Monday, September 14, 2009

Debate With Marc Morano

Marc Morano (of ClimateDepot.com) and I have agreed to a debate on the climate change situation and debate this November, just before the Copenhagen Conference. We'd prefer to do it on the radio than via Web cam. Any one out there want to carry such a debate for, say, an hour?

4 comments:

Unknown said...

Brush up on your rhetoric - you'll need it, esp the part of rhetoric that identifies opponent's tactics - misdirection, false equivalence, false premise, hasty generalization. Those are the standards. We all know the cherry-picking. Here is an analysis of the Swift Boater's "650 scientists" ('not credible'). The aggressive bluster to hide weakness is to be expected as well. Don't get flustered at these tactics and you'll wipe the floor with him. Poor guy needs the pub.

Best,

D

Anonymous said...

Brilliant analysis of a forthcoming debate. Personally attacking someone who disagrees with you is helpful. Why don't you read and cite all the peer reviewed articles, not just those with which you agree? To come to your own independent conclusions requires reading all journals. Good science requires this.

Unknown said...

Why don't you read and cite all the peer reviewed articles, not just those with which you agree? To come to your own independent conclusions requires reading all journals. Good science requires this.

Well, of course.

Trouble is, none of the peer-reviewed papers support the denialist position, so one expects that Morano will distract away from this inconvenient fact, as I implied above. If David can deflect the rhetorical tactics, Morano has zero chance.

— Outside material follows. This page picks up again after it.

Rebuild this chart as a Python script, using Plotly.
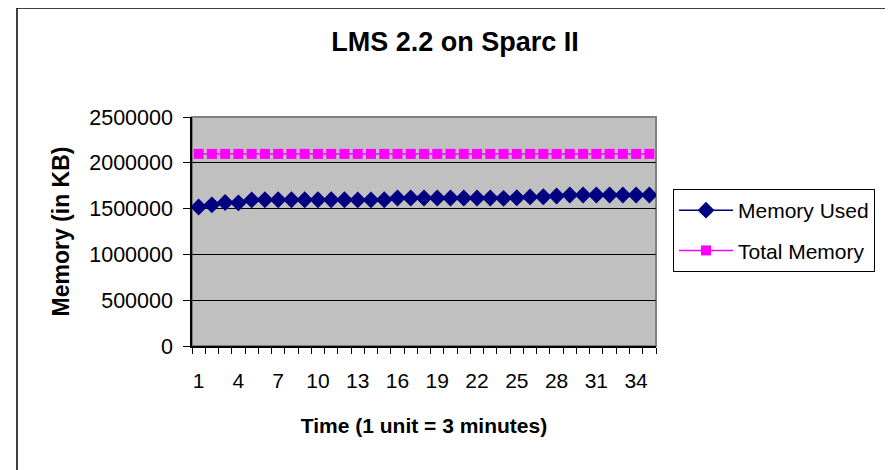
import plotly.graph_objects as go

time_units = list(range(1, 36))
memory_used = [1518000, 1541000, 1566000, 1563000, 1595000, 1596000, 1596000, 1596000,
               1596000, 1596000, 1596000, 1596000, 1595000, 1595000, 1596000, 1615000,
               1615000, 1615000, 1615000, 1615000, 1615000, 1615000, 1616000, 1612000,
               1618000, 1628000, 1630000, 1637000, 1649000, 1649000, 1649000, 1649000,
               1649000, 1649000, 1649000]
total_memory = [2097152, 2097152, 2097152, 2097152, 2097152, 2097152, 2097152, 2097152,
                2097152, 2097152, 2097152, 2097152, 2097152, 2097152, 2097152, 2097152,
                2097152, 2097152, 2097152, 2097152, 2097152, 2097152, 2097152, 2097152,
                2097152, 2097152, 2097152, 2097152, 2097152, 2097152, 2097152, 2097152,
                2097152, 2097152, 2097152]
x_tick_labels = [1, 4, 7, 10, 13, 16, 19, 22, 25, 28, 31, 34]
y_ticks = [0, 500000, 1000000, 1500000, 2000000, 2500000]

FONT = "Arial, 'Liberation Sans', sans-serif"

fig = go.Figure()
fig.add_trace(go.Scatter(
    x=time_units, y=memory_used, name="Memory Used", mode="lines+markers",
    legendgroup="a",
    line=dict(color="#000080", width=1.5),
    marker=dict(symbol="diamond", size=13, color="#000080"),
))
fig.add_trace(go.Scatter(
    x=time_units, y=total_memory, name="Total Memory", mode="lines+markers",
    legendgroup="b",
    line=dict(color="#FF00FF", width=1.5),
    marker=dict(symbol="square", size=10, color="#FF00FF"),
))

OFF = 8  # page body margin
W, H = 893, 470
L, R, T, B = 192 - OFF, 656 - OFF, 117 - OFF, 346 - OFF
pw, ph = R - L, B - T

def px_x(p):
    return (p - OFF - L) / pw

def px_y(p):
    return (B - (p - OFF)) / ph

shapes = [
    dict(type="rect", xref="paper", yref="paper",
         x0=px_x(17), x1=px_x(890), y0=px_y(490), y1=px_y(8),
         line=dict(color="black", width=1.5), fillcolor="rgba(0,0,0,0)", layer="below"),
    dict(type="rect", xref="paper", yref="paper", x0=0, x1=1, y0=0, y1=1,
         line=dict(color="#808080", width=2), fillcolor="#C0C0C0", layer="below"),
]

fig.update_layout(
    width=W, height=H,
    margin=dict(l=L, r=W - R, t=T, b=H - B, autoexpand=False),
    paper_bgcolor="white", plot_bgcolor="#C0C0C0",
    font=dict(family=FONT, color="black", size=20),
    title=dict(text="<b>LMS 2.2 on Sparc II</b>", x=(455 - OFF) / W, xanchor="center",
               y=1 - (42 - OFF) / H, yanchor="middle", yref="container",
               font=dict(family=FONT, size=27, color="black")),
    showlegend=True,
    legend=dict(x=px_x(673), y=px_y(189), xanchor="left", yanchor="top",
                bordercolor="black", borderwidth=1, bgcolor="white",
                font=dict(family=FONT, size=21, color="black"),
                traceorder="grouped", tracegroupgap=10,
                itemwidth=54),
    shapes=shapes,
)

fig.update_xaxes(
    range=[0.5, 35.5], tickmode="array", tickvals=x_tick_labels,
    ticktext=[str(v) for v in x_tick_labels], ticks="",
    ticklabelstandoff=15,
    showgrid=False, zeroline=False,
    showline=True, linecolor="black", linewidth=1.5,
    minor=dict(tickmode="linear", tick0=0.5, dtick=1, ticks="outside",
               ticklen=6, tickcolor="black", tickwidth=1, showgrid=False),
    tickfont=dict(family=FONT, size=21, color="black"),
    title=dict(text="<b>Time (1 unit = 3 minutes)</b>", standoff=27,
               font=dict(family=FONT, size=21, color="black")),
)
fig.update_yaxes(
    range=[0, 2500000], tickmode="array", tickvals=y_ticks,
    ticktext=[str(v) for v in y_ticks],
    ticks="outside", ticklen=7, tickcolor="black", ticklabelstandoff=6,
    showgrid=True, gridcolor="black", gridwidth=1, zeroline=False,
    showline=True, linecolor="black", linewidth=1.5,
    tickfont=dict(family=FONT, size=21.5, color="black"),
    title=dict(text="<b>Memory (in KB)</b>", standoff=13,
               font=dict(family=FONT, size=23, color="black")),
)

fig.write_html("out.html")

The past tactics to expect in distracting away from the overwhelming evidence being the ones I listed.

As I have said a million times: denialists have nothing. I merely pointed out for David the likely tactics to expect.

No need to misdirect away from that, eh anon?

Best,

D

rhhardin said...

Bloggingheads would be a nice forum, though I don't know the conventions.

I suppose it would have to be interesting.

Bear in mind that neither side is doing science.

It's modelers vs model deniers.

No Navier-Stokes equations are in sight.

So I'm not sure how interesting it would be.